# Exercise instructions
Extract the lines of the material below, beginning with the first and ending with the line that holds "const sCD21Q3 = [18.9, 62.3, 66.5];". Skip every picture.
■ ■ ■ ■ ■ ■ ■
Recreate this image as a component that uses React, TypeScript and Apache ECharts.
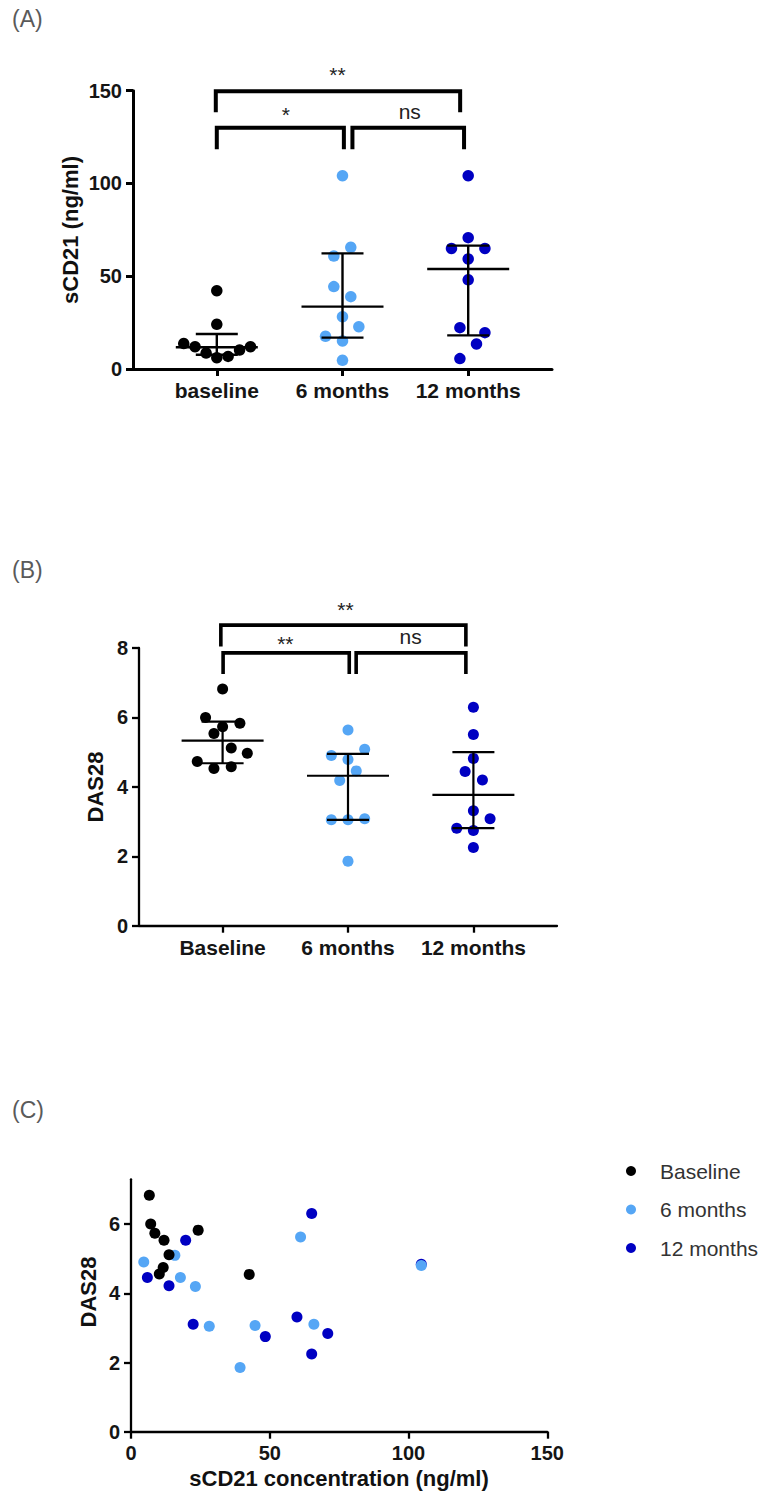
import React, { useEffect, useRef } from "react";
import * as echarts from "echarts";

// ---------- data ----------
const groupsA = ["baseline", "6 months", "12 months"];
const groupsB = ["Baseline", "6 months", "12 months"];
const legendNames = ["Baseline", "6 months", "12 months"];

// Panel A: sCD21 (ng/ml)
const sCD21Baseline = [42.2, 24.1, 13.7, 12.0, 8.6, 6.1, 6.8, 10.2, 12.0];
const sCD21BaselineJitter = [0, 0, -0.263, -0.173, -0.085, 0, 0.09, 0.181, 0.268];
const sCD21Month6 = [104.2, 65.6, 60.9, 44.4, 39.0, 28.2, 22.8, 17.6, 15.1, 4.7];
const sCD21Month6Jitter = [0, 0.066, -0.069, -0.069, 0.066, 0, 0.13, -0.135, 0, 0];
const sCD21Month12 = [104.2, 70.8, 65.0, 65.0, 59.3, 48.1, 22.3, 19.6, 13.5, 5.6];
const sCD21Month12Jitter = [0, 0, -0.133, 0.133, 0, 0, -0.066, 0.133, 0.066, -0.066];
const sCD21Median = [11.7, 33.6, 53.9];
const sCD21Q1 = [7.7, 16.9, 18.1];
const sCD21Q3 = [18.9, 62.3, 66.5];

// Panel B: DAS28
const dasBaseline = [6.82, 6.0, 5.83, 5.73, 5.54, 5.12, 4.97, 4.73, 4.53, 4.58];
const dasBaselineJitter = [0, -0.136, 0.138, 0, -0.069, 0.069, 0.197, -0.202, -0.069, 0.069];
const dasMonth6 = [5.64, 5.08, 4.9, 4.79, 4.46, 4.18, 3.05, 3.05, 3.08, 1.86];
const dasMonth6Jitter = [0, 0.133, -0.133, 0, 0.066, -0.066, -0.133, 0, 0.133, 0];
const dasMonth12 = [6.29, 5.51, 4.82, 4.44, 4.2, 3.31, 3.08, 2.81, 2.74, 2.25];
const dasMonth12Jitter = [0, 0, 0, -0.066, 0.072, 0, 0.133, -0.133, 0, 0];
const dasMedian = [5.33, 4.32, 3.77];
const dasQ1 = [4.68, 3.05, 2.81];
const dasQ3 = [5.88, 4.95, 5.0];

// Panel C: sCD21 vs DAS28
const corrBaselineX = [6.6, 7.1, 8.6, 11.9, 13.7, 10.2, 11.6, 24.2, 42.6];
const corrBaselineY = [6.84, 6.01, 5.74, 5.54, 5.12, 4.56, 4.75, 5.83, 4.55];
const corrMonth6X = [4.6, 15.8, 17.8, 23.2, 28.2, 44.7, 39.3, 61.1, 65.9, 104.6];
const corrMonth6Y = [4.91, 5.1, 4.46, 4.2, 3.05, 3.07, 1.86, 5.63, 3.11, 4.81];
const corrMonth12X = [5.9, 13.7, 19.7, 22.4, 48.4, 59.8, 65.1, 65.1, 70.9, 104.6];
const corrMonth12Y = [4.46, 4.22, 5.54, 3.11, 2.75, 3.32, 6.31, 2.25, 2.84, 4.84];

const ticksA = [0, 50, 100, 150];
const ticksB = [0, 2, 4, 6, 8];
const ticksCX = [0, 50, 100, 150];
const ticksCY = [0, 2, 4, 6];

// ---------- styling ----------
const BLACK = "#000000";
const LIGHT = "#55A6F5";
const DARK = "#0000C2";
const FONT = '"Liberation Sans", Arial, Helvetica, sans-serif';
const TICK_COLOR = "#151515";

function pts(vals: number[], jitter: number[], cat: number) {
  return vals.map((v, i) => [cat + jitter[i], v]);
}

function errorSeries(idx: number, med: number[], q1: number[], q3: number[], lw: number) {
  return {
    type: "custom",
    xAxisIndex: idx,
    yAxisIndex: idx,
    z: 5,
    silent: true,
    data: med.map((m, i) => [i, m, q1[i], q3[i]]),
    renderItem: (params: any, api: any) => {
      const c = api.coord([api.value(0), api.value(1)]);
      const lo = api.coord([api.value(0), api.value(2)]);
      const hi = api.coord([api.value(0), api.value(3)]);
      const style = { stroke: "#000", lineWidth: lw, fill: null };
      return {
        type: "group",
        children: [
          { type: "line", shape: { x1: c[0] - 41, y1: c[1], x2: c[0] + 41, y2: c[1] }, style },
          { type: "line", shape: { x1: lo[0], y1: lo[1], x2: hi[0], y2: hi[1] }, style },
          { type: "line", shape: { x1: lo[0] - 21, y1: lo[1], x2: lo[0] + 21, y2: lo[1] }, style },
          { type: "line", shape: { x1: hi[0] - 21, y1: hi[1], x2: hi[0] + 21, y2: hi[1] }, style },
        ],
      };
    },
  };
}

type Bracket = { x1: number; x2: number; y: number; drop: number; tx: number; ty: number; text: string };

function bracketSeries(idx: number, br: Bracket[], lw: number) {
  return {
    type: "custom",
    xAxisIndex: idx,
    yAxisIndex: idx,
    z: 6,
    silent: true,
    clip: false,
    data: br.map((b) => [b.x1, b.y]),
    renderItem: (params: any, api: any) => {
      const b = br[params.dataIndex];
      const p1 = api.coord([b.x1, b.drop]);
      const p2 = api.coord([b.x1, b.y]);
      const p3 = api.coord([b.x2, b.y]);
      const p4 = api.coord([b.x2, b.drop]);
      const t = api.coord([b.tx, b.ty]);
      const isStar = b.text.indexOf("*") >= 0;
      return {
        type: "group",
        children: [
          {
            type: "polyline",
            shape: { points: [p1, p2, p3, p4] },
            style: { stroke: "#000", lineWidth: lw, fill: null, lineJoin: "miter", lineCap: "butt" },
          },
          {
            type: "text",
            x: t[0],
            y: t[1] + (isStar ? 2 : -2),
            style: {
              text: b.text,
              font: `21px ${FONT}`,
              fill: "#222",
              align: "center",
              verticalAlign: "middle",
              textAlign: "center",
              textVerticalAlign: "middle",
            },
          },
        ],
      };
    },
  };
}

function catXAxis(idx: number, names: string[], lw: number) {
  return {
    type: "value",
    gridIndex: idx,
    min: -2 / 3,
    max: 8 / 3,
    splitLine: { show: false },
    axisLine: { show: true, onZero: false, lineStyle: { color: "#000", width: lw } },
    axisTick: { show: true, customValues: [0, 1, 2], length: 7, lineStyle: { color: "#000", width: lw } },
    axisLabel: {
      customValues: [0, 1, 2],
      formatter: (v: number) => names[Math.round(v)] ?? "",
      fontSize: 21,
      fontWeight: "bold",
      fontFamily: FONT,
      color: TICK_COLOR,
      margin: 11,
    },
  };
}

function valYAxis(idx: number, min: number, max: number, ticks: number[], lw: number) {
  return {
    type: "value",
    gridIndex: idx,
    min,
    max,
    splitLine: { show: false },
    axisLine: { show: true, onZero: false, lineStyle: { color: "#000", width: lw } },
    axisTick: { show: true, customValues: ticks, length: 7, lineStyle: { color: "#000", width: lw } },
    axisLabel: {
      customValues: ticks,
      fontSize: 20,
      fontWeight: "bold",
      fontFamily: FONT,
      color: TICK_COLOR,
      margin: 11,
    },
  };
}

function scatter(idx: number, name: string, data: number[][], color: string, size: number, z = 3) {
  return {
    type: "scatter",
    name,
    xAxisIndex: idx,
    yAxisIndex: idx,
    data,
    symbol: "circle",
    symbolSize: size,
    itemStyle: { color, opacity: 1 },
    z,
    silent: true,
  };
}

function titleText(x: number, y: number, text: string, size: number) {
  return {
    type: "text",
    x,
    y,
    rotation: Math.PI / 2,
    style: {
      text,
      font: `bold ${size}px ${FONT}`,
      fill: "#111",
      align: "center",
      verticalAlign: "middle",
      textAlign: "center",
      textVerticalAlign: "middle",
    },
  };
}

function panelLetter(y: number, text: string) {
  return {
    type: "text",
    x: 12,
    y,
    style: {
      text,
      font: `23px ${FONT}`,
      fill: "#5a5a5a",
      align: "left",
      verticalAlign: "middle",
      textAlign: "left",
      textVerticalAlign: "middle",
    },
  };
}

export default function App() {
  const ref = useRef<HTMLDivElement>(null);

  useEffect(() => {
    document.body.style.margin = "0";
    if (!ref.current) return;
    const chart = echarts.init(ref.current, undefined, { renderer: "svg" });

    const bracketsA: Bracket[] = [
      { x1: -0.008, x2: 1.936, y: 149.7, drop: 138.4, tx: 0.96, ty: 160, text: "**" },
      { x1: 0.0, x2: 1.011, y: 130.0, drop: 118.4, tx: 0.55, ty: 138.2, text: "*" },
      { x1: 1.079, x2: 1.967, y: 130.0, drop: 118.4, tx: 1.535, ty: 137.8, text: "ns" },
    ];
    const bracketsB: Bracket[] = [
      { x1: -0.014, x2: 1.94, y: 8.66, drop: 8.04, tx: 0.98, ty: 9.18, text: "**" },
      { x1: 0.004, x2: 1.01, y: 7.86, drop: 7.25, tx: 0.5, ty: 8.18, text: "**" },
      { x1: 1.065, x2: 1.94, y: 7.86, drop: 7.25, tx: 1.5, ty: 8.26, text: "ns" },
    ];

    chart.setOption({
      animation: false,
      backgroundColor: "#ffffff",
      grid: [
        { left: 133, top: 90.7, width: 419, height: 278.3, outerBoundsMode: "none", containLabel: false },
        { left: 139, top: 648, width: 418, height: 277.7, outerBoundsMode: "none", containLabel: false },
        { left: 131, top: 1179.3, width: 416.3, height: 252.4, outerBoundsMode: "none", containLabel: false },
      ],
      xAxis: [
        catXAxis(0, groupsA, 3),
        catXAxis(1, groupsB, 2.3),
        {
          type: "value",
          gridIndex: 2,
          min: 0,
          max: 150,
          interval: 50,
          splitLine: { show: false },
          axisLine: { show: true, onZero: false, lineStyle: { color: "#000", width: 2.3 } },
          axisTick: { show: true, customValues: ticksCX, length: 7, lineStyle: { color: "#000", width: 2.3 } },
          axisLabel: {
            customValues: ticksCX,
            fontSize: 20,
            fontWeight: "bold",
            fontFamily: FONT,
            color: TICK_COLOR,
            margin: 11,
          },
        },
      ],
      yAxis: [
        valYAxis(0, 0, 150, ticksA, 3),
        valYAxis(1, 0, 8, ticksB, 2.3),
        valYAxis(2, 0, 7.3, ticksCY, 2.3),
      ],
      legend: {
        data: legendNames,
        orient: "vertical",
        left: 621,
        top: 1154,
        icon: "circle",
        itemWidth: 10,
        itemHeight: 10,
        itemGap: 14.5,
        selectedMode: false,
        textStyle: {
          fontSize: 21,
          fontFamily: FONT,
          color: "#333",
          lineHeight: 24,
          padding: [0, 0, 0, 19],
        },
      },
      graphic: [
        panelLetter(19, "(A)"),
        panelLetter(570, "(B)"),
        panelLetter(1110, "(C)"),
        titleText(70, 230, "sCD21 (ng/ml)", 22),
        titleText(95, 787, "DAS28", 22),
        titleText(88, 1292, "DAS28", 22),
        {
          type: "text",
          x: 339,
          y: 1478,
          style: {
            text: "sCD21 concentration (ng/ml)",
            font: `bold 22px ${FONT}`,
            fill: "#111",
            align: "center",
            verticalAlign: "middle",
            textAlign: "center",
            textVerticalAlign: "middle",
          },
        },
      ],
      series: [
        // Panel A
        scatter(0, "a-baseline", pts(sCD21Baseline, sCD21BaselineJitter, 0), BLACK, 11.5),
        scatter(0, "a-6", pts(sCD21Month6, sCD21Month6Jitter, 1), LIGHT, 11.5),
        scatter(0, "a-12", pts(sCD21Month12, sCD21Month12Jitter, 2), DARK, 11.5),
        errorSeries(0, sCD21Median, sCD21Q1, sCD21Q3, 2.4),
        bracketSeries(0, bracketsA, 4),
        // Panel B
        scatter(1, "b-baseline", pts(dasBaseline, dasBaselineJitter, 0), BLACK, 11),
        scatter(1, "b-6", pts(dasMonth6, dasMonth6Jitter, 1), LIGHT, 11),
        scatter(1, "b-12", pts(dasMonth12, dasMonth12Jitter, 2), DARK, 11),
        errorSeries(1, dasMedian, dasQ1, dasQ3, 2.2),
        bracketSeries(1, bracketsB, 3.6),
        // Panel C
        scatter(2, "12 months", corrMonth12X.map((x, i) => [x, corrMonth12Y[i]]), DARK, 11, 2),
        scatter(2, "6 months", corrMonth6X.map((x, i) => [x, corrMonth6Y[i]]), LIGHT, 11, 3),
        scatter(2, "Baseline", corrBaselineX.map((x, i) => [x, corrBaselineY[i]]), BLACK, 11, 4),
      ],
    });

    return () => {
      chart.dispose();
    };
  }, []);

  return <div ref={ref} style={{ width: 765, height: 1501 }} />;
}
■ ■ ■ ■ ■ ■ ■
# Exercise response
Recreate this image as a component that uses React, TypeScript and Apache ECharts.
import React, { useEffect, useRef } from "react";
import * as echarts from "echarts";

// ---------- data ----------
const groupsA = ["baseline", "6 months", "12 months"];
const groupsB = ["Baseline", "6 months", "12 months"];
const legendNames = ["Baseline", "6 months", "12 months"];

// Panel A: sCD21 (ng/ml)
const sCD21Baseline = [42.2, 24.1, 13.7, 12.0, 8.6, 6.1, 6.8, 10.2, 12.0];
const sCD21BaselineJitter = [0, 0, -0.263, -0.173, -0.085, 0, 0.09, 0.181, 0.268];
const sCD21Month6 = [104.2, 65.6, 60.9, 44.4, 39.0, 28.2, 22.8, 17.6, 15.1, 4.7];
const sCD21Month6Jitter = [0, 0.066, -0.069, -0.069, 0.066, 0, 0.13, -0.135, 0, 0];
const sCD21Month12 = [104.2, 70.8, 65.0, 65.0, 59.3, 48.1, 22.3, 19.6, 13.5, 5.6];
const sCD21Month12Jitter = [0, 0, -0.133, 0.133, 0, 0, -0.066, 0.133, 0.066, -0.066];
const sCD21Median = [11.7, 33.6, 53.9];
const sCD21Q1 = [7.7, 16.9, 18.1];
const sCD21Q3 = [18.9, 62.3, 66.5];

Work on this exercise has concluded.